For many people who “grew up in the church,” their testimony is a two-part story. Many children accept Jesus as their Savior. Later, as young adults, those same children often go through a time when they question and perhaps even rebel against their beliefs. I believe this period, usually in the late teens and early twenties, is a time of decision. The young adult is deciding to either accept what they have been taught as their own or to reject the teachings and follow their own path.
You can read the first part of my story here: Sylvester & Tweety Bird. This article is about the second part of my story.
Time passed and I continued to grow, both physically and spiritually. However, I reached a point where I became bored with church, God, and the Bible. I moaned at the same old stories. I had heard them over and over through years of Sunday school and Christian high school! Other activities and interests started looking more interesting; I spent my late teen-age and early adult years in a spiritually dark place.
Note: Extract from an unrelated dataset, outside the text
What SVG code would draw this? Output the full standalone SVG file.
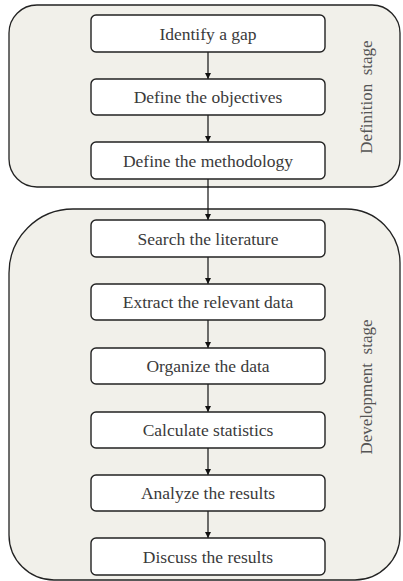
<svg xmlns="http://www.w3.org/2000/svg" width="403" height="581" viewBox="0 0 403 581">
<style>
.stage{fill:#f1f0ea;stroke:#222;stroke-width:1.3}
.box{fill:#fff;stroke:#222;stroke-width:1.4}
.t{font-family:"Liberation Serif",serif;font-size:17.5px;fill:#3a3a3a;text-anchor:middle;dominant-baseline:central}
.st{font-family:"Liberation Serif",serif;font-size:17px;fill:#555;text-anchor:middle;dominant-baseline:central;white-space:pre}
.c{stroke:#111;stroke-width:1.2;fill:none;marker-end:url(#ah)}
</style>
<defs>
<marker id="ah" viewBox="0 0 6 6" refX="6" refY="3" markerWidth="6" markerHeight="6" markerUnits="userSpaceOnUse" orient="auto">
<path d="M0,0 L6,3 L0,6 Z" fill="#111"/>
</marker>
</defs>
<g id="definition-stage">
<rect class="stage" x="9" y="5" width="391" height="182" rx="28"/>
<text class="st" xml:space="preserve" transform="translate(366,97) rotate(-90)">Definition  stage</text>
</g>
<g id="development-stage">
<path class="stage" d="M73,209 L346,209 A54,54 0 0 1 400,263 L400,535 A45,45 0 0 1 355,580 L54,580 A45,45 0 0 1 9,535 L9,273 A64,64 0 0 1 73,209 Z"/>
<text class="st" xml:space="preserve" transform="translate(366,387) rotate(-90)">Development  stage</text>
</g>
<g id="connectors">
<line class="c" x1="208" y1="52" x2="208" y2="79"/>
<line class="c" x1="208" y1="115" x2="208" y2="142"/>
<line class="c" x1="208" y1="179" x2="208" y2="220"/>
<line class="c" x1="208" y1="257" x2="208" y2="284"/>
<line class="c" x1="208" y1="320" x2="208" y2="348"/>
<line class="c" x1="208" y1="384" x2="208" y2="412"/>
<line class="c" x1="208" y1="448" x2="208" y2="475"/>
<line class="c" x1="208" y1="511" x2="208" y2="538"/>
</g>
<g id="n1"><rect class="box" x="91" y="15" width="234" height="37" rx="5"/><text class="t" x="208" y="33.5">Identify a gap</text></g>
<g id="n2"><rect class="box" x="91" y="79" width="234" height="36" rx="5"/><text class="t" x="208" y="97">Define the objectives</text></g>
<g id="n3"><rect class="box" x="91" y="142" width="234" height="37" rx="5"/><text class="t" x="208" y="160.5">Define the methodology</text></g>
<g id="n4"><rect class="box" x="91" y="220" width="234" height="37" rx="5"/><text class="t" x="208" y="238.5">Search the literature</text></g>
<g id="n5"><rect class="box" x="91" y="284" width="234" height="36" rx="5"/><text class="t" x="208" y="302">Extract the relevant data</text></g>
<g id="n6"><rect class="box" x="91" y="348" width="234" height="36" rx="5"/><text class="t" x="208" y="366">Organize the data</text></g>
<g id="n7"><rect class="box" x="91" y="412" width="234" height="36" rx="5"/><text class="t" x="208" y="430">Calculate statistics</text></g>
<g id="n8"><rect class="box" x="91" y="475" width="234" height="36" rx="5"/><text class="t" x="208" y="493">Analyze the results</text></g>
<g id="n9"><rect class="box" x="91" y="538" width="234" height="37" rx="5"/><text class="t" x="208" y="556.5">Discuss the results</text></g>
</svg>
I sensed God calling to me as the end of college approached. He wanted to pull me out of the pit I was in. I knew I wanted out but I was still leery of religion as I had come to know it – legalism, repetitive stories, and controlling leaders. However, the Spirit’s persistence and the logic within my own head won in the end.
I looked at the world around me and knew the God of creation could not be a boring God.
The God who enacted a plan thousands of years ago, prophesied that plan’s end, and carried it out thus far, could not be a boring God.
The God who would give His only Son to be born of a virgin, die on a cross for the sins of all mankind, and resurrect, thereby conquering death, could not be a boring God.
I determined I would seek the God of those things.
Despite many gifted and dedicated pastors and teachers, some of whom might be reading this blog, I came to realize I was responsible for my own spiritual growth. I believed every Word of Scripture was absolutely true. I also knew God wouldn’t have included it in His Book if it didn’t serve a purpose, not only at the time it was written but for us today as well.
So began an amazing journey of studying the truth of God’s Word.
- Of diving into the hard stuff.
- Of wrestling with it until it makes sense with the rest of the Word.
- Of breaking it down so we can understand it.
- Of considering the significance of the details.
- Of tying the Old Testament to the New Testament to the world today.
God is bringing me along one step at a time through this journey. In the beginning, I studied by myself; no one except God ever saw that work. Then, God called me to teach. I studied on my own at home and taught studies by other authors at church. Later, God called me to start sharing some of the lessons He had taught me in the privacy of my own home. As the journey progressed, God led me to start writing the studies down so other people could teach them. With the publication of my first Bible study, “Seven Roles, One Woman: You Expect Me To Do All That?” I have come one step further in the journey. A journey I believe God created for my life. At this point, I look back in awe of how God has worked in my life – I look forward in eager expectation of completing the journey.